Scene matching navigation methods based on a fixed reference map do not perform adequately when there are changes in shadows, light, and viewing angles in the images. This study was conducted to determine the influence of shadows on image matching and to test the feasibility of using shadows as a feature for scene matching navigation operations. A shadow-based matching method was developed which has higher matching accuracy and robustness against illumination variations than the intensity-based matching method under different lighting. A robust shadow detection method based on a combination of mathematical and morphological methods is proposed in this paper. The proposed method allows for effective thresholding for detecting shadows in aerial images under different illumination conditions and with various distributions. It has higher robustness and detection accuracy than state-of-the-art thresholding methods for shadow detection.

The SbM method is not suitable for flat areas with scarce shadows, while the IbM method has advantages in flat areas. Therefore, we propose a fusion navigation model based on both methods. Experimental results demonstrated that the proposed method is feasible and robust even when viewpoint positions and illumination between the matching pair markedly differ. This approach can be applied in UAV navigation systems under GPS-denied circumstances.

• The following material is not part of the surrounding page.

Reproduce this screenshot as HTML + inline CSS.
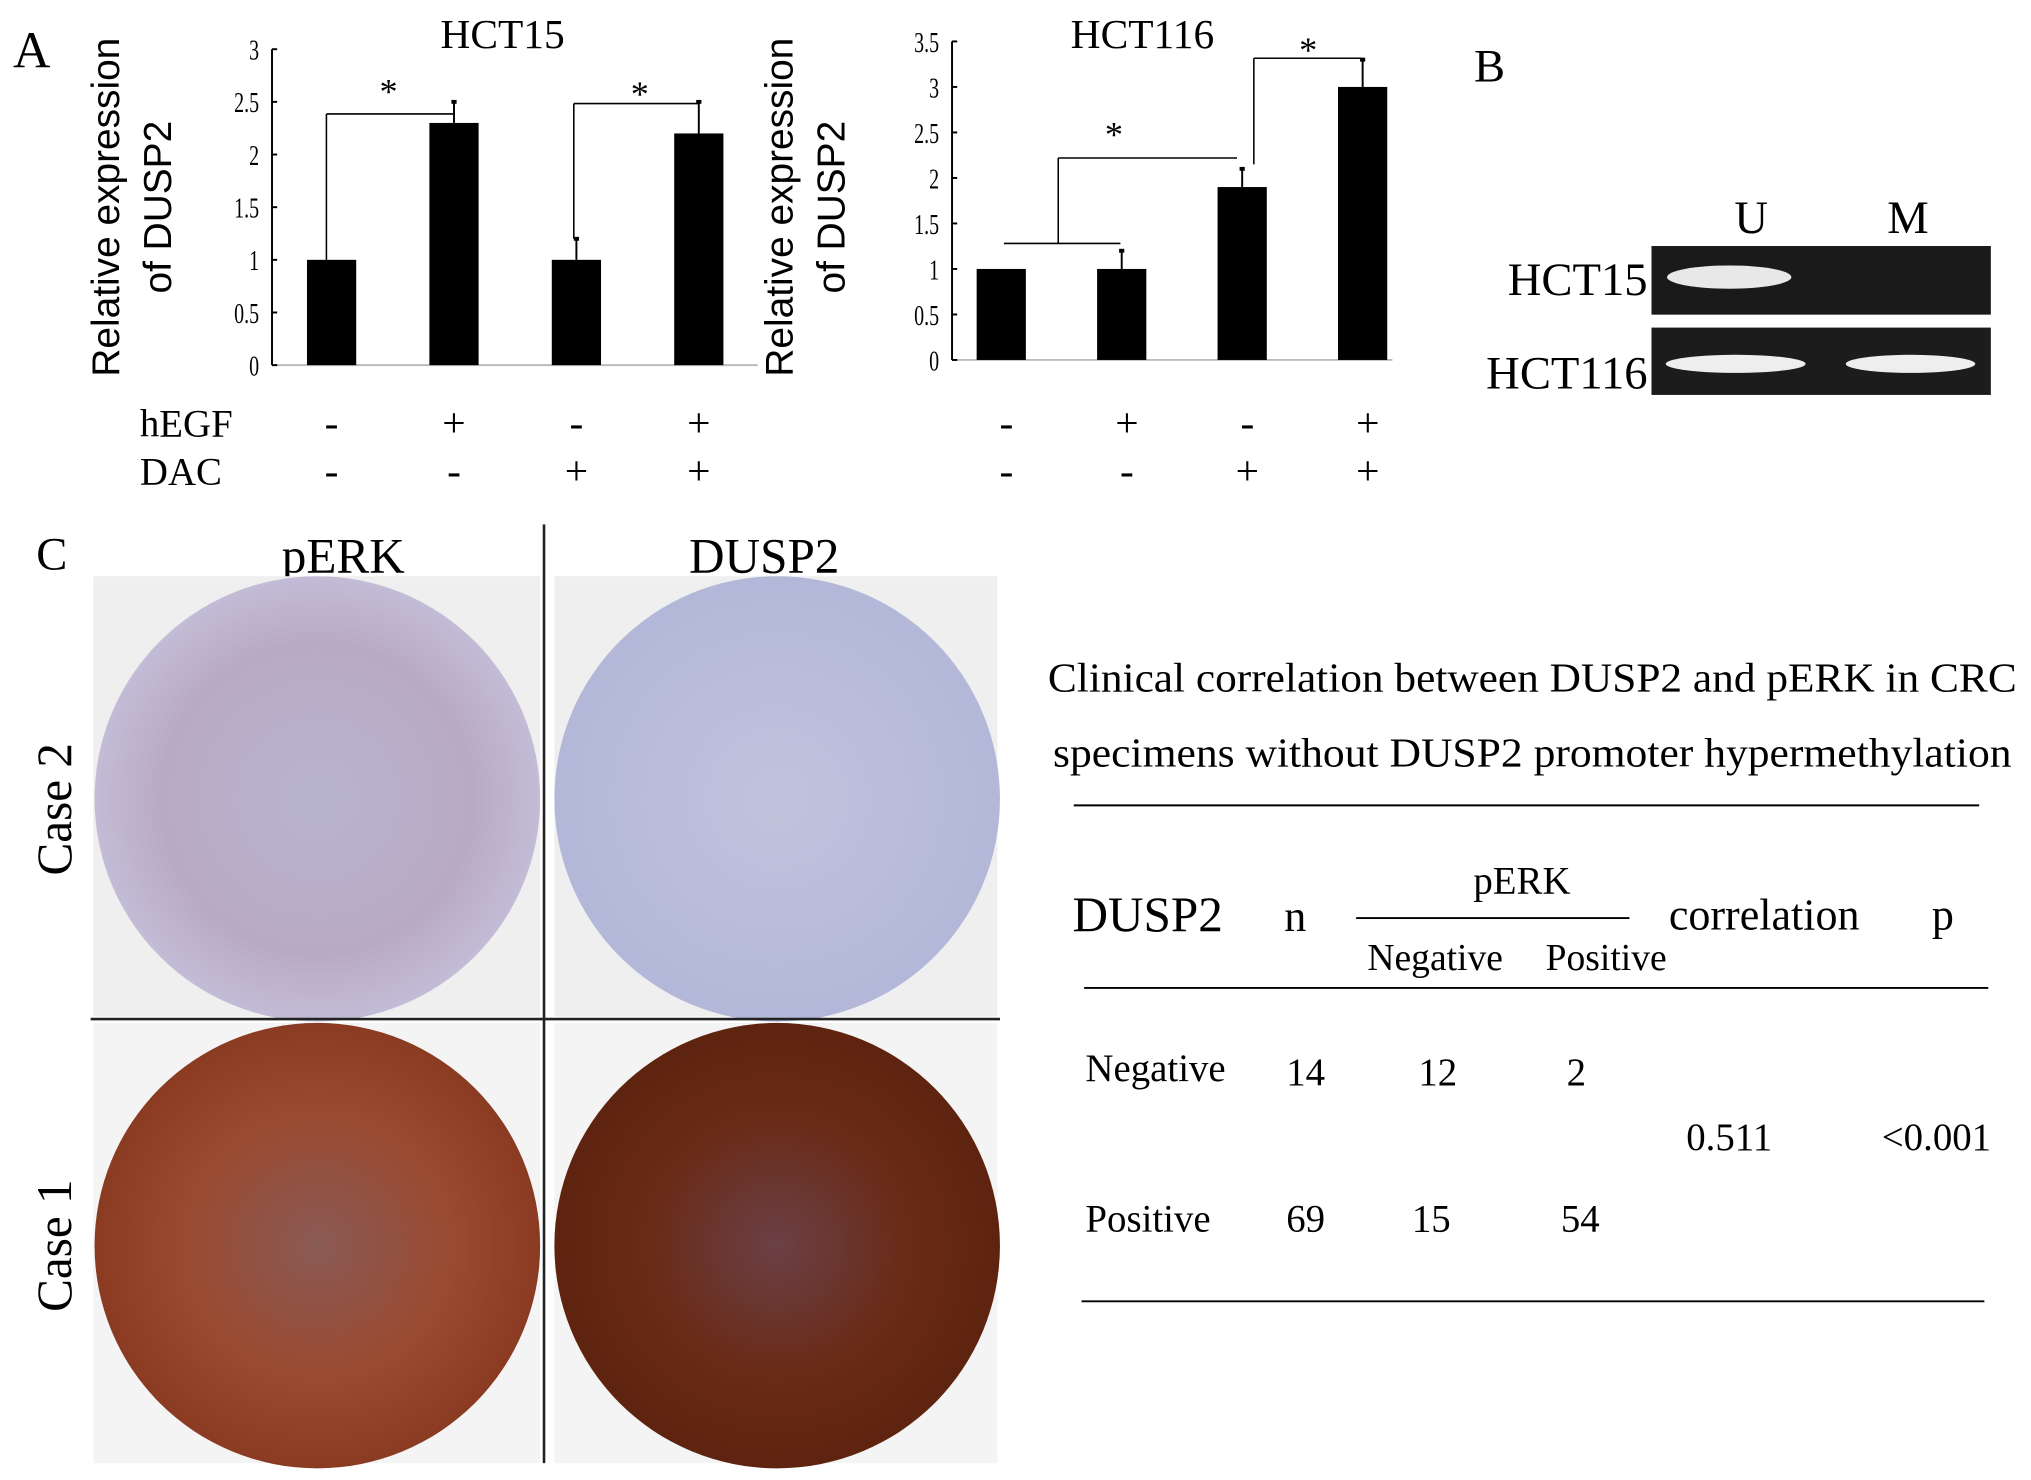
<!DOCTYPE html>
<html><head><meta charset="utf-8"><style>
html,body{margin:0;padding:0;background:#fff;}
svg{display:block;}
text{font-family:"Liberation Serif",serif;fill:#000;}
</style></head><body>
<svg id="fig" width="2031" height="1480" viewBox="0 0 1568 1143" preserveAspectRatio="none" xmlns="http://www.w3.org/2000/svg">
<defs>
<radialGradient id="g1" cx="50%" cy="50%" r="50%"><stop offset="0" stop-color="#b8b4cf"/><stop offset="0.7" stop-color="#b9aac4"/><stop offset="1" stop-color="#c3bcd6"/></radialGradient>
<radialGradient id="g2" cx="50%" cy="50%" r="50%"><stop offset="0" stop-color="#c1c3dd"/><stop offset="1" stop-color="#b3b8d8"/></radialGradient>
<radialGradient id="g3" cx="50%" cy="50%" r="50%"><stop offset="0" stop-color="#8a5a55"/><stop offset="0.6" stop-color="#9a4a30"/><stop offset="1" stop-color="#8a3b22"/></radialGradient>
<radialGradient id="g4" cx="50%" cy="50%" r="50%"><stop offset="0" stop-color="#6b4046"/><stop offset="0.6" stop-color="#6a2a15"/><stop offset="1" stop-color="#5e240f"/></radialGradient>
</defs>
<text x="10" y="52" font-size="40">A</text>
<text x="108" y="337" font-size="30">hEGF</text>
<text x="108" y="374" font-size="30">DAC</text>
<g id="c1"></g>
<g id="c2"></g>
<!-- B -->
<text x="1138" y="63" font-size="36">B</text>
<text x="1352" y="180" font-size="36" text-anchor="middle">U</text>
<text x="1473" y="180" font-size="36" text-anchor="middle">M</text>
<text x="1272" y="228" font-size="36" text-anchor="end">HCT15</text>
<text x="1272" y="300" font-size="36" text-anchor="end">HCT116</text>
<rect x="1275" y="190" width="262" height="53" fill="#1a1a1a"/>
<ellipse cx="1335" cy="214" rx="48" ry="9" fill="#e8e8e8"/>
<rect x="1275" y="253" width="262" height="52" fill="#1c1c1c"/>
<ellipse cx="1340" cy="281" rx="54" ry="7" fill="#eee"/>
<ellipse cx="1475" cy="281" rx="50" ry="7" fill="#eee"/>
<!-- C -->
<text x="28" y="440" font-size="36">C</text>
<text x="265" y="442" font-size="38" text-anchor="middle">pERK</text>
<text x="590" y="442" font-size="38" text-anchor="middle">DUSP2</text>
<rect x="72" y="445" width="345" height="340" fill="#efefef"/>
<rect x="428" y="445" width="342" height="340" fill="#efefef"/>
<rect x="72" y="790" width="345" height="340" fill="#f4f4f4"/>
<rect x="428" y="790" width="342" height="340" fill="#f4f4f4"/>
<circle cx="245" cy="617" r="172" fill="url(#g1)"/>
<circle cx="600" cy="617" r="172" fill="url(#g2)"/>
<circle cx="245" cy="962" r="172" fill="url(#g3)"/>
<circle cx="600" cy="962" r="172" fill="url(#g4)"/>
<line x1="420" y1="405" x2="420" y2="1130" stroke="#222" stroke-width="2"/>
<line x1="70" y1="787" x2="772" y2="787" stroke="#222" stroke-width="2"/>
<text transform="translate(55,625) rotate(-90)" font-size="38" text-anchor="middle">Case 2</text>
<text transform="translate(55,962) rotate(-90)" font-size="38" text-anchor="middle">Case 1</text>
<g>
<text x="1183" y="534" font-size="32" text-anchor="middle" textLength="748" lengthAdjust="spacingAndGlyphs">Clinical correlation between DUSP2 and pERK in CRC</text>
<text x="1183" y="592" font-size="32" text-anchor="middle" textLength="740" lengthAdjust="spacingAndGlyphs">specimens without DUSP2 promoter hypermethylation</text>
<line x1="829" y1="622" x2="1528" y2="622" stroke="#000" stroke-width="1.5"/>
<text x="828" y="719" font-size="38">DUSP2</text>
<text x="1000" y="719" font-size="34" text-anchor="middle">n</text>
<text x="1175" y="690" font-size="30" text-anchor="middle">pERK</text>
<line x1="1047" y1="709" x2="1258" y2="709" stroke="#000" stroke-width="1.5"/>
<text x="1108" y="749" font-size="29" text-anchor="middle">Negative</text>
<text x="1240" y="749" font-size="29" text-anchor="middle">Positive</text>
<text x="1362" y="718" font-size="34" text-anchor="middle">correlation</text>
<text x="1500" y="718" font-size="34" text-anchor="middle">p</text>
<line x1="837" y1="763" x2="1535" y2="763" stroke="#000" stroke-width="1.5"/>
<text x="838" y="835" font-size="30">Negative</text>
<text x="1008" y="838" font-size="30" text-anchor="middle">14</text>
<text x="1110" y="838" font-size="30" text-anchor="middle">12</text>
<text x="1217" y="838" font-size="30" text-anchor="middle">2</text>
<text x="1335" y="888" font-size="30" text-anchor="middle">0.511</text>
<text x="1495" y="888" font-size="30" text-anchor="middle">&lt;0.001</text>
<text x="838" y="951" font-size="30">Positive</text>
<text x="1008" y="951" font-size="30" text-anchor="middle">69</text>
<text x="1105" y="951" font-size="30" text-anchor="middle">15</text>
<text x="1220" y="951" font-size="30" text-anchor="middle">54</text>
<line x1="835" y1="1005" x2="1532" y2="1005" stroke="#000" stroke-width="1.5"/>
</g>
</svg>
<script>
const NS="http://www.w3.org/2000/svg";
const hct15Values=[1,2.3,1,2.2];
const hct15Errors=[0,0.2,0.2,0.3];
const hct15Ticks=["0","0.5","1","1.5","2","2.5","3"];
const hct116Values=[1,1,1.9,3];
const hct116Errors=[0,0.2,0.2,0.3];
const hct116Ticks=["0","0.5","1","1.5","2","2.5","3","3.5"];
const hegfSigns=["-","+","-","+"];
const dacSigns=["-","-","+","+"];
function mk(p,tag,a){const e=document.createElementNS(NS,tag);for(const k in a)e.setAttribute(k,a[k]);p.appendChild(e);return e;}
function chart(g,cfg){
 const y=v=>cfg.y0-(v/cfg.max)*(cfg.y0-cfg.yTop);
 const x=i=>cfg.x0+i*cfg.dx;
 mk(g,'line',{x1:cfg.ax,y1:cfg.yTop,x2:cfg.ax,y2:cfg.y0,stroke:'#000','stroke-width':1.5});
 mk(g,'line',{x1:cfg.ax,y1:cfg.y0,x2:cfg.xEnd,y2:cfg.y0,stroke:'#bbb','stroke-width':1.5});
 cfg.ticks.forEach((t,i)=>{const v=i*0.5;
  mk(g,'line',{x1:cfg.ax,y1:y(v),x2:cfg.ax+4,y2:y(v),stroke:'#000','stroke-width':1.5});
  const tx=mk(g,'text',{x:cfg.ax-10,y:y(v)+8,'font-size':22,'text-anchor':'end',transform:`translate(${cfg.ax-10},${y(v)}) scale(0.7,1) translate(${-(cfg.ax-10)},${-y(v)})`,fill:'#333'});tx.textContent=t;
  
  });
 cfg.vals.forEach((v,i)=>{
  const r=mk(g,'rect',{x:x(i)-19,y:y(v),width:38,height:cfg.y0-y(v),fill:'#000'});
  
  
  const e=cfg.errs[i];
  if(e>0){mk(g,'line',{x1:x(i),y1:y(v),x2:x(i),y2:y(v+e),stroke:'#000','stroke-width':1.5});
   mk(g,'line',{x1:x(i)-2,y1:y(v+e),x2:x(i)+2,y2:y(v+e),stroke:'#000','stroke-width':3});}
  const a=mk(g,'text',{x:x(i)+cfg.sx,y:337,'font-size':32,'text-anchor':'middle'});a.textContent=hegfSigns[i];
  
  
  const b=mk(g,'text',{x:x(i)+cfg.sx,y:374,'font-size':32,'text-anchor':'middle'});b.textContent=dacSigns[i];
  
  
 });
 const t=mk(g,'text',{x:cfg.tx,y:37,'font-size':32,'text-anchor':'middle'});t.textContent=cfg.name;
 
 
 const yl=mk(g,'text',{transform:`translate(${cfg.ylx},160) rotate(-90)`,'font-size':30,'text-anchor':'middle',style:'font-family:"Liberation Sans",sans-serif'});yl.textContent='Relative expression';
 
 
 const yl2=mk(g,'text',{transform:`translate(${cfg.ylx+40},160) rotate(-90)`,'font-size':30,'text-anchor':'middle',style:'font-family:"Liberation Sans",sans-serif'});yl2.textContent='of DUSP2';
 
 
 return {x,y};
}
const g1=document.getElementById('c1');
const a=chart(g1,{name:'HCT15',vals:hct15Values,errs:hct15Errors,ticks:hct15Ticks,max:3,y0:282,yTop:38,ax:210,xEnd:585,x0:256,dx:94.5,sx:0,tx:388,ylx:92});
const L=(g,x1,y1,x2,y2)=>mk(g,'line',{x1,y1,x2,y2,stroke:'#000','stroke-width':1.2});
L(g1,a.x(0)-4,a.y(1),a.x(0)-4,88);L(g1,a.x(0)-4,88,a.x(1),88);
L(g1,a.x(2)-2,a.y(1.2),a.x(2)-2,80);L(g1,a.x(2)-2,80,a.x(3),80);
mk(g1,'text',{x:300,y:80,'font-size':28,'text-anchor':'middle'}).textContent='*';
mk(g1,'text',{x:494,y:82,'font-size':28,'text-anchor':'middle'}).textContent='*';
const g2=document.getElementById('c2');
const b=chart(g2,{name:'HCT116',vals:hct116Values,errs:hct116Errors,ticks:hct116Ticks,max:3.5,y0:278,yTop:32,ax:735,xEnd:1075,x0:773,dx:93,sx:4,tx:882,ylx:612});
L(g2,775,188,865,188);L(g2,817,188,817,122);L(g2,817,122,955,122);
L(g2,968,b.y(2.15),968,45);L(g2,968,45,1052,45);
mk(g2,'text',{x:860,y:113,'font-size':28,'text-anchor':'middle'}).textContent='*';
mk(g2,'text',{x:1010,y:48,'font-size':28,'text-anchor':'middle'}).textContent='*';
</script>
</body></html>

We did find that the SbM is not applicable in all weather conditions. In the case of rainy or cloudy weather, shadow information might be too difficult to obtain for our method to function properly. Vegetation shadows also change with the season, which affects the accuracy of the shadow matching technique. In the future, we will build an additional model of vegetation shadows changing with the seasons and investigate image matching issues under cloudy conditions.